* Aim *
Carry none of the pictures over; set down the material below exactly.

* Data rows *
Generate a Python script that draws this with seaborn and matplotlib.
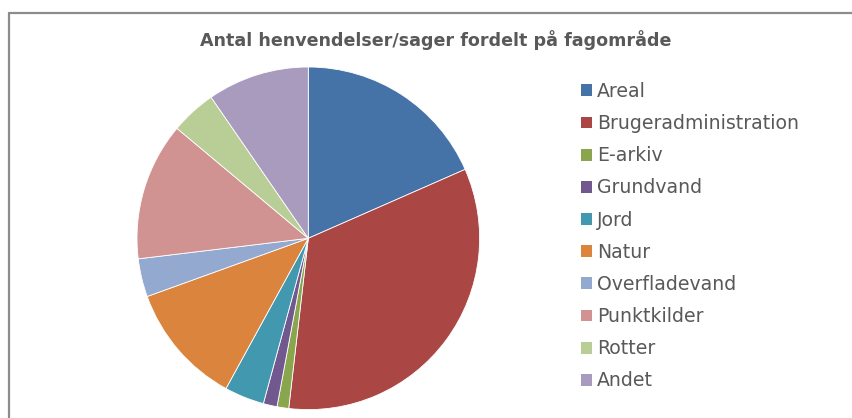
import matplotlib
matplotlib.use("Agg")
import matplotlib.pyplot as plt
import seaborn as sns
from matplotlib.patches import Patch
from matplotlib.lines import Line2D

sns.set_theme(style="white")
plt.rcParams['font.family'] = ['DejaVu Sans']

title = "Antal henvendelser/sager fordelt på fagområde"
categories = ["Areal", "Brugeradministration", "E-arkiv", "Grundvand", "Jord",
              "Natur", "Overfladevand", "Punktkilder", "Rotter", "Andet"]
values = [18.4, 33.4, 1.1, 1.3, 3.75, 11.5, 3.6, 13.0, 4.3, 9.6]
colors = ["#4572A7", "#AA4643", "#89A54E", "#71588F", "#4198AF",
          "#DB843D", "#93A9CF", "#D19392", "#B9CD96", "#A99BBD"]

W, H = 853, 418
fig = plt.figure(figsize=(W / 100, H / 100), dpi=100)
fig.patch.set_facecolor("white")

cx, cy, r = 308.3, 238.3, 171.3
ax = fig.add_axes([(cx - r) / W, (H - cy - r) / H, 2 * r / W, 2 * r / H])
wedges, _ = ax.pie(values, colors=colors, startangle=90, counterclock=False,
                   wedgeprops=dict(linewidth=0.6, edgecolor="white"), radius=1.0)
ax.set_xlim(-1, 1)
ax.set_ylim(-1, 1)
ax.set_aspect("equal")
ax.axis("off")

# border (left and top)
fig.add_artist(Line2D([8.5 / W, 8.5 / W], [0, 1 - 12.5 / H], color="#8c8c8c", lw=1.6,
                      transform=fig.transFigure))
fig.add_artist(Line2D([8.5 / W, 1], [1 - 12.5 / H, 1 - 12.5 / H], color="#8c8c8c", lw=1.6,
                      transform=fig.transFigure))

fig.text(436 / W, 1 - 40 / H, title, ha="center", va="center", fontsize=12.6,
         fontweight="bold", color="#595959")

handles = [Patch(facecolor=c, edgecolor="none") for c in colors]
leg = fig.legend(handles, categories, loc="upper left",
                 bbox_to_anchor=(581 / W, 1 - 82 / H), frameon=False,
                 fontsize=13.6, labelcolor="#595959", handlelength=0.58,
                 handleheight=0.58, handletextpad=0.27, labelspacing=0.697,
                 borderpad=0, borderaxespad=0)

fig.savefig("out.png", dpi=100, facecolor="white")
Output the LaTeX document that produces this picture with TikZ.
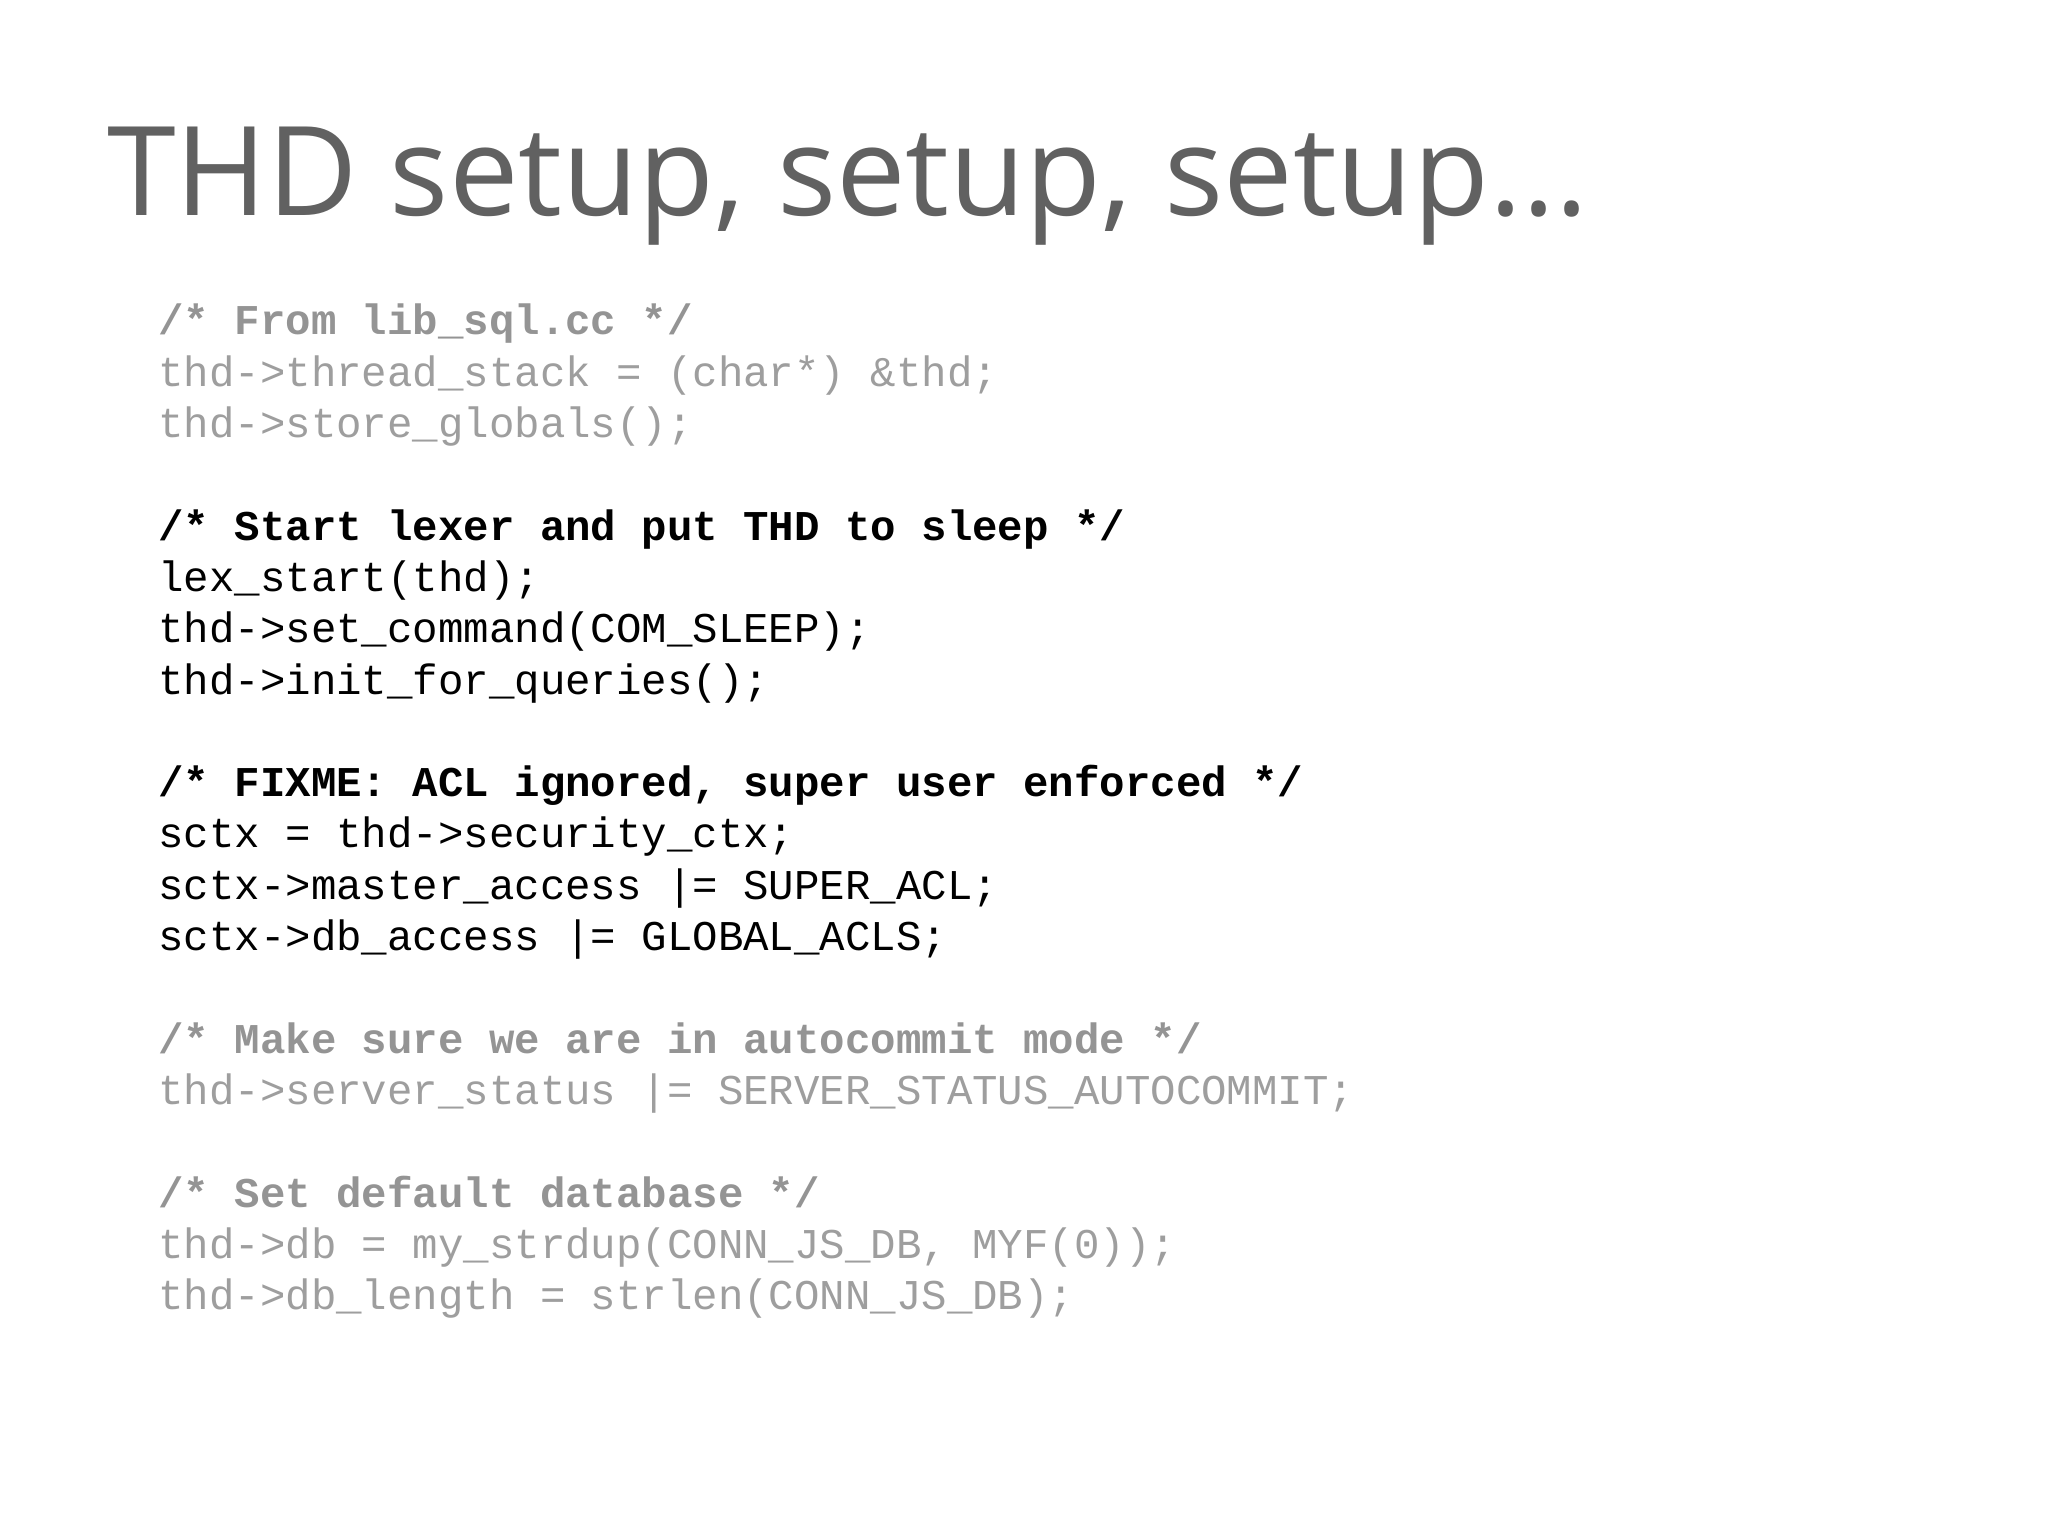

* Solution for this task *
Generate a Python script that draws this with seaborn and matplotlib.
import matplotlib
matplotlib.use("Agg")
import matplotlib.pyplot as plt
import seaborn as sns
from matplotlib.patches import Patch
from matplotlib.lines import Line2D

sns.set_theme(style="white")
plt.rcParams['font.family'] = ['DejaVu Sans']

title = "Antal henvendelser/sager fordelt på fagområde"
categories = ["Areal", "Brugeradministration", "E-arkiv", "Grundvand", "Jord",
              "Natur", "Overfladevand", "Punktkilder", "Rotter", "Andet"]
values = [18.4, 33.4, 1.1, 1.3, 3.75, 11.5, 3.6, 13.0, 4.3, 9.6]
colors = ["#4572A7", "#AA4643", "#89A54E", "#71588F", "#4198AF",
          "#DB843D", "#93A9CF", "#D19392", "#B9CD96", "#A99BBD"]

W, H = 853, 418
fig = plt.figure(figsize=(W / 100, H / 100), dpi=100)
fig.patch.set_facecolor("white")

cx, cy, r = 308.3, 238.3, 171.3
ax = fig.add_axes([(cx - r) / W, (H - cy - r) / H, 2 * r / W, 2 * r / H])
wedges, _ = ax.pie(values, colors=colors, startangle=90, counterclock=False,
                   wedgeprops=dict(linewidth=0.6, edgecolor="white"), radius=1.0)
ax.set_xlim(-1, 1)
ax.set_ylim(-1, 1)
ax.set_aspect("equal")
ax.axis("off")

# border (left and top)
fig.add_artist(Line2D([8.5 / W, 8.5 / W], [0, 1 - 12.5 / H], color="#8c8c8c", lw=1.6,
                      transform=fig.transFigure))
fig.add_artist(Line2D([8.5 / W, 1], [1 - 12.5 / H, 1 - 12.5 / H], color="#8c8c8c", lw=1.6,
                      transform=fig.transFigure))

fig.text(436 / W, 1 - 40 / H, title, ha="center", va="center", fontsize=12.6,
         fontweight="bold", color="#595959")

handles = [Patch(facecolor=c, edgecolor="none") for c in colors]
leg = fig.legend(handles, categories, loc="upper left",
                 bbox_to_anchor=(581 / W, 1 - 82 / H), frameon=False,
                 fontsize=13.6, labelcolor="#595959", handlelength=0.58,
                 handleheight=0.58, handletextpad=0.27, labelspacing=0.697,
                 borderpad=0, borderaxespad=0)

fig.savefig("out.png", dpi=100, facecolor="white")
Output the LaTeX document that produces this picture with TikZ.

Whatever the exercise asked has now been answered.